**EXERCISE GOAL**
In the listing below, locate the line with "Recreate this image as a web" and the line with "const chartTitle = 'IPP';", then output both and everything between them exactly, minus any pictures.
========================================
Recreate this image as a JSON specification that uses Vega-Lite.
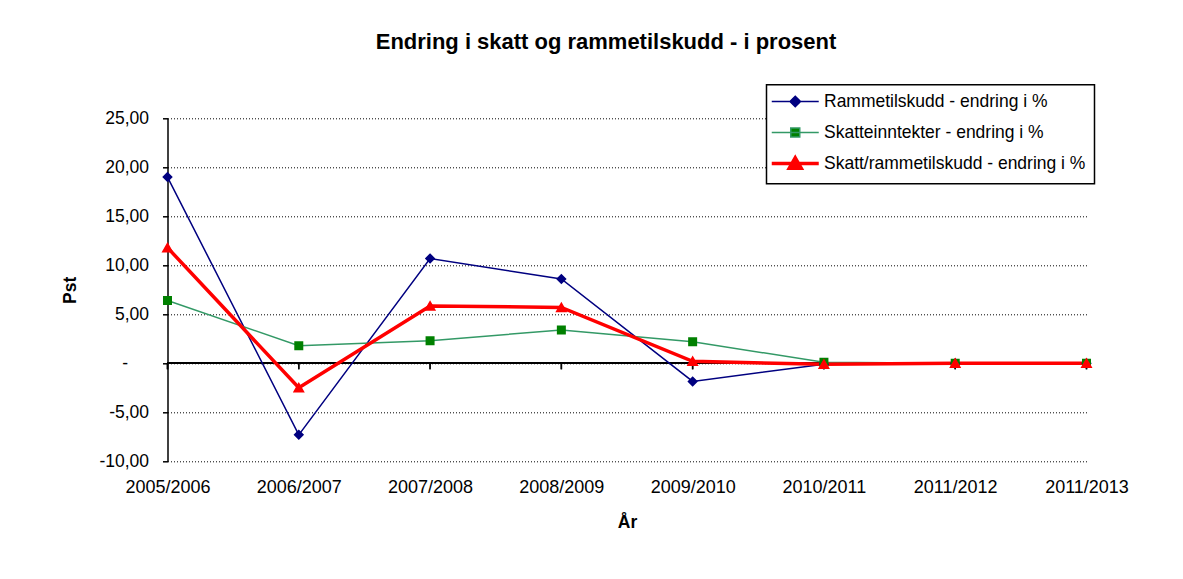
{
  "$schema": "https://vega.github.io/schema/vega-lite/v6.json",
  "autosize": {"type": "none"},
  "padding": {"left": 167.5, "top": 118.3, "right": 96, "bottom": 118},
  "width": 919,
  "height": 343,
  "background": "white",
  "title": {
    "text": "Endring i skatt og rammetilskudd - i prosent",
    "font": "Liberation Sans",
    "fontSize": 22,
    "fontWeight": "bold",
    "color": "black",
    "anchor": "middle",
    "dx": -21,
    "offset": 30
  },
  "data": {
    "values": [
      {"aar": "2005/2006", "serie": "Rammetilskudd - endring i %", "pst": 19.0},
      {"aar": "2006/2007", "serie": "Rammetilskudd - endring i %", "pst": -7.3},
      {"aar": "2007/2008", "serie": "Rammetilskudd - endring i %", "pst": 10.7},
      {"aar": "2008/2009", "serie": "Rammetilskudd - endring i %", "pst": 8.6},
      {"aar": "2009/2010", "serie": "Rammetilskudd - endring i %", "pst": -1.85},
      {"aar": "2010/2011", "serie": "Rammetilskudd - endring i %", "pst": -0.1},
      {"aar": "2011/2012", "serie": "Rammetilskudd - endring i %", "pst": 0.0},
      {"aar": "2011/2013", "serie": "Rammetilskudd - endring i %", "pst": 0.0},
      {"aar": "2005/2006", "serie": "Skatteinntekter - endring i %", "pst": 6.4},
      {"aar": "2006/2007", "serie": "Skatteinntekter - endring i %", "pst": 1.8},
      {"aar": "2007/2008", "serie": "Skatteinntekter - endring i %", "pst": 2.3},
      {"aar": "2008/2009", "serie": "Skatteinntekter - endring i %", "pst": 3.4},
      {"aar": "2009/2010", "serie": "Skatteinntekter - endring i %", "pst": 2.2},
      {"aar": "2010/2011", "serie": "Skatteinntekter - endring i %", "pst": 0.1},
      {"aar": "2011/2012", "serie": "Skatteinntekter - endring i %", "pst": 0.0},
      {"aar": "2011/2013", "serie": "Skatteinntekter - endring i %", "pst": 0.0},
      {"aar": "2005/2006", "serie": "Skatt/rammetilskudd - endring i %", "pst": 11.8},
      {"aar": "2006/2007", "serie": "Skatt/rammetilskudd - endring i %", "pst": -2.5},
      {"aar": "2007/2008", "serie": "Skatt/rammetilskudd - endring i %", "pst": 5.85},
      {"aar": "2008/2009", "serie": "Skatt/rammetilskudd - endring i %", "pst": 5.7},
      {"aar": "2009/2010", "serie": "Skatt/rammetilskudd - endring i %", "pst": 0.2},
      {"aar": "2010/2011", "serie": "Skatt/rammetilskudd - endring i %", "pst": -0.1},
      {"aar": "2011/2012", "serie": "Skatt/rammetilskudd - endring i %", "pst": 0.0},
      {"aar": "2011/2013", "serie": "Skatt/rammetilskudd - endring i %", "pst": 0.0}
    ]
  },
  "encoding": {
    "x": {
      "field": "aar",
      "type": "nominal",
      "sort": null,
      "scale": {"type": "point", "padding": 0},
      "axis": {
        "title": "År",
        "labelAngle": 0,
        "labelFontSize": 18,
        "domain": false,
        "ticks": false,
        "tickSize": 0,
        "grid": false,
        "labelPadding": 17,
        "titlePadding": 17
      }
    },
    "y": {
      "field": "pst",
      "type": "quantitative",
      "scale": {"domain": [-10, 25], "nice": false, "zero": false},
      "axis": {
        "title": "Pst",
        "values": [-10, -5, 0, 5, 10, 15, 20, 25],
        "labelExpr": "datum.value == 0 ? '-' : replace(replace(format(datum.value, '.2f'), '.', ','), '\u2212', '-')",
        "domain": true,
        "domainColor": "black",
        "domainWidth": 1.5,
        "ticks": true,
        "tickColor": "black",
        "tickSize": 5,
        "tickWidth": 1.5,
        "labelPadding": {"condition": {"test": "datum.value === 0", "value": 35}, "value": 14},
        "titlePadding": 19,
        "grid": true,
        "gridColor": "black",
        "gridDash": [1, 2],
        "gridWidth": 1,
        "gridOpacity": 1
      }
    }
  },
  "layer": [
    {
      "mark": {"type": "rule", "color": "black", "strokeWidth": 1.5},
      "encoding": {"y": {"datum": 0}, "x": null}
    },
    {
      "mark": {"type": "tick", "orient": "vertical", "size": 6, "yOffset": 3, "color": "black", "thickness": 1.5},
      "encoding": {"y": {"datum": 0}}
    },
    {
      "mark": {"type": "line", "strokeJoin": "miter"},
      "encoding": {
        "color": {
          "field": "serie",
          "type": "nominal",
          "title": null,
          "scale": {
            "domain": ["Rammetilskudd - endring i %", "Skatteinntekter - endring i %", "Skatt/rammetilskudd - endring i %"],
            "range": ["#000080", "#339966", "#ff0000"]
          },
          "legend": {
            "title": null,
            "orient": "none",
            "legendX": 599,
            "legendY": -33.5,
            "strokeColor": "black",
            "fillColor": "white",
            "padding": 8,
            "gridAlign": "all",
            "symbolOffset": 12,
            "labelOffset": 20,
            "rowPadding": 6,
            "symbolSize": 100,
            "labelFont": "Liberation Sans",
            "labelFontSize": 17.5,
            "labelColor": "black",
            "labelLimit": 400,
            "symbolOpacity": 1
          }
        },
        "strokeWidth": {
          "field": "serie",
          "type": "ordinal",
          "title": null,
          "scale": {
            "type": "ordinal",
            "domain": ["Rammetilskudd - endring i %", "Skatteinntekter - endring i %", "Skatt/rammetilskudd - endring i %"],
            "range": [1.5, 1.5, 3.5]
          }
        }
      }
    },
    {
      "mark": {"type": "point", "filled": true, "opacity": 1, "size": 100, "strokeWidth": 0},
      "encoding": {
        "fill": {
          "field": "serie",
          "type": "nominal",
          "title": null,
          "scale": {
            "domain": ["Rammetilskudd - endring i %", "Skatteinntekter - endring i %", "Skatt/rammetilskudd - endring i %"],
            "range": ["#000080", "#008000", "#ff0000"]
          }
        },
        "shape": {
          "field": "serie",
          "type": "nominal",
          "title": null,
          "scale": {
            "domain": ["Rammetilskudd - endring i %", "Skatteinntekter - endring i %", "Skatt/rammetilskudd - endring i %"],
            "range": [
              "M-4.7,0H4.7M0,-1.05L1.05,0L0,1.05L-1.05,0Z",
              "M-4.7,0H4.7M-0.9,-0.9H0.9V0.9H-0.9Z",
              "M-4.7,0H4.7M0,-1.15L1.2,0.95H-1.2Z"
            ]
          }
        }
      }
    }
  ],
  "config": {
    "view": {"stroke": null},
    "legend": {"strokeWidth": 1.5},
    "axis": {
      "labelFont": "Liberation Sans",
      "labelFontSize": 17.5,
      "labelColor": "black",
      "titleFont": "Liberation Sans",
      "titleFontSize": 17.5,
      "titleFontWeight": "bold",
      "titleColor": "black"
    }
  }
}
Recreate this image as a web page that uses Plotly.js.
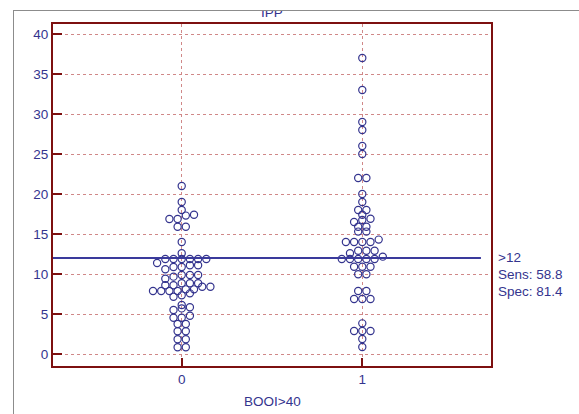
<!DOCTYPE html>
<html>
<head>
<meta charset="utf-8">
<script src="https://cdn.plot.ly/plotly-3.0.1.min.js"></script>
<style>
html,body{margin:0;padding:0;background:#fff;overflow:hidden;}
#chart{position:absolute;left:0;top:0;width:579px;height:414px;}
#mask{position:absolute;left:0;top:0;width:579px;height:10px;background:#fff;}
#frame{position:absolute;left:13px;top:10px;width:700px;height:600px;border-left:1px solid #8c8c8c;border-top:1px solid #8c8c8c;pointer-events:none;}
</style>
</head>
<body>
<div id="chart"></div>
<div id="mask"></div>
<div id="frame"></div>
<script>
// ---- data ----
const groupLabels = ['0', '1'];
const group0Values = [0.84,0.84,1.84,1.84,2.84,2.84,3.75,3.75,4.54,4.54,4.79,5.5,5.7,5.84,6.12,
  7.16,7.33,7.58,7.88,7.88,7.88,7.88,8.08,8.08,8.41,8.41,8.59,8.59,8.84,8.84,8.84,
  9.41,9.67,9.88,9.88,9.88,10.59,10.88,10.88,11.09,11.09,11.38,11.88,11.88,11.88,11.88,11.88,11.88,
  12.59,14,15.9,15.9,16.88,16.88,17.3,17.4,18,19,21];
const group1Values = [0.88,1.88,2.88,2.88,2.88,3.83,6.88,6.88,6.88,7.88,7.88,9.96,9.96,
  10.9,10.9,10.9,11.88,11.88,11.88,11.88,11.88,12.17,12.6,12.9,12.9,12.9,14,14,14,14,14.3,
  15.3,15.3,15.9,15.9,16.5,16.75,16.9,17.4,18,18,19,20,22,22,25,26,28,29,33,37];
const cutoff = 12;
const criterionLabel = '>12';
const sensitivity = 58.8;
const specificity = 81.4;
const yTickVals = [0,5,10,15,20,25,30,35,40];
const xTitle = 'BOOI>40';
const chartTitle = 'IPP';

// ---- layout constants ----
const W = 579, H = 414;
const M = {l: 53, r: 88, t: 24, b: 48};
const xRange = [-0.7127, 1.7127];
const yRange = [-1.5, 41.25];
const navy = '#34348e';
const maroon = '#7d1010';
const gridCol = '#d08888';
const font = 'Liberation Sans, Arial, sans-serif';
const fs = 13.5;
const markerPx = 8.2;   // dot spacing in pixels
const rowTol = 0.55;    // values closer than this share a row

const plotW = W - M.l - M.r;
const slot = markerPx * (xRange[1] - xRange[0]) / plotW;

function dotPlot(values, center) {
  const s = values.slice().sort((a, b) => a - b);
  const xs = [], ys = [];
  let i = 0;
  while (i < s.length) {
    const start = s[i];
    const row = [];
    while (i < s.length && s[i] - start <= rowTol + 1e-9) row.push(s[i++]);
    row.forEach((v, k) => { xs.push(center + (k - (row.length - 1) / 2) * slot); ys.push(v); });
  }
  return {xs, ys};
}

const d0 = dotPlot(group0Values, 0);
const d1 = dotPlot(group1Values, 1);

const markerStyle = {symbol: 'circle-open', size: 7.2, color: navy, line: {width: 1.2, color: navy}};

const traces = [
  {x: d0.xs, y: d0.ys, type: 'scatter', mode: 'markers', marker: markerStyle, hoverinfo: 'y', showlegend: false, cliponaxis: false},
  {x: d1.xs, y: d1.ys, type: 'scatter', mode: 'markers', marker: markerStyle, hoverinfo: 'y', showlegend: false, cliponaxis: false}
];

const layout = {
  width: W, height: H,
  margin: M,
  paper_bgcolor: '#fff', plot_bgcolor: '#fff',
  font: {family: font, size: fs, color: navy},
  showlegend: false,
  xaxis: {
    range: xRange, tickvals: [0, 1], ticktext: groupLabels,
    showgrid: true, gridcolor: gridCol, griddash: 'dot', gridwidth: 1,
    zeroline: false, showline: true, mirror: true, linecolor: maroon, linewidth: 2,
    ticks: 'inside', ticklen: 8, tickwidth: 2, tickcolor: maroon,
    tickfont: {family: font, size: fs, color: navy}, fixedrange: true
  },
  yaxis: {
    range: yRange, tickvals: yTickVals,
    showgrid: true, gridcolor: gridCol, griddash: 'dot', gridwidth: 1,
    zeroline: false, showline: true, mirror: true, linecolor: maroon, linewidth: 2,
    ticks: 'inside', ticklen: 9, tickwidth: 2, tickcolor: maroon,
    tickfont: {family: font, size: fs, color: navy}, fixedrange: true
  },
  shapes: [
    {type: 'line', xref: 'paper', yref: 'y', x0: 0, x1: 0.977, y0: cutoff, y1: cutoff,
     line: {color: '#3a3a9c', width: 2}, layer: 'above'}
  ],
  annotations: [
    {text: chartTitle, xref: 'paper', yref: 'paper', x: 0.5, y: 1, xanchor: 'center', yanchor: 'bottom', yshift: 2, showarrow: false, font: {family: font, size: fs, color: navy}},
    {text: xTitle, xref: 'paper', yref: 'paper', x: 0.5, y: 0, xanchor: 'center', yanchor: 'middle', yshift: -35, showarrow: false, font: {family: font, size: fs, color: navy}},
    {text: criterionLabel, xref: 'paper', yref: 'y', x: 1, y: cutoff, xanchor: 'left', yanchor: 'middle', xshift: 5, yshift: 1, showarrow: false, align: 'left'},
    {text: 'Sens: ' + sensitivity.toFixed(1), xref: 'paper', yref: 'y', x: 1, y: cutoff, xanchor: 'left', yanchor: 'middle', xshift: 5, yshift: -16, showarrow: false, align: 'left'},
    {text: 'Spec: ' + specificity.toFixed(1), xref: 'paper', yref: 'y', x: 1, y: cutoff, xanchor: 'left', yanchor: 'middle', xshift: 5, yshift: -33, showarrow: false, align: 'left'}
  ]
};

Plotly.newPlot('chart', traces, layout, {displayModeBar: false, staticPlot: true});
</script>
</body>
</html>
========================================
**OUTPUT OF THE TASK**
Recreate this image as a web page that uses Plotly.js.
<!DOCTYPE html>
<html>
<head>
<meta charset="utf-8">
<script src="https://cdn.plot.ly/plotly-3.0.1.min.js"></script>
<style>
html,body{margin:0;padding:0;background:#fff;overflow:hidden;}
#chart{position:absolute;left:0;top:0;width:579px;height:414px;}
#mask{position:absolute;left:0;top:0;width:579px;height:10px;background:#fff;}
#frame{position:absolute;left:13px;top:10px;width:700px;height:600px;border-left:1px solid #8c8c8c;border-top:1px solid #8c8c8c;pointer-events:none;}
</style>
</head>
<body>
<div id="chart"></div>
<div id="mask"></div>
<div id="frame"></div>
<script>
// ---- data ----
const groupLabels = ['0', '1'];
const group0Values = [0.84,0.84,1.84,1.84,2.84,2.84,3.75,3.75,4.54,4.54,4.79,5.5,5.7,5.84,6.12,
  7.16,7.33,7.58,7.88,7.88,7.88,7.88,8.08,8.08,8.41,8.41,8.59,8.59,8.84,8.84,8.84,
  9.41,9.67,9.88,9.88,9.88,10.59,10.88,10.88,11.09,11.09,11.38,11.88,11.88,11.88,11.88,11.88,11.88,
  12.59,14,15.9,15.9,16.88,16.88,17.3,17.4,18,19,21];
const group1Values = [0.88,1.88,2.88,2.88,2.88,3.83,6.88,6.88,6.88,7.88,7.88,9.96,9.96,
  10.9,10.9,10.9,11.88,11.88,11.88,11.88,11.88,12.17,12.6,12.9,12.9,12.9,14,14,14,14,14.3,
  15.3,15.3,15.9,15.9,16.5,16.75,16.9,17.4,18,18,19,20,22,22,25,26,28,29,33,37];
const cutoff = 12;
const criterionLabel = '>12';
const sensitivity = 58.8;
const specificity = 81.4;
const yTickVals = [0,5,10,15,20,25,30,35,40];
const xTitle = 'BOOI>40';
const chartTitle = 'IPP';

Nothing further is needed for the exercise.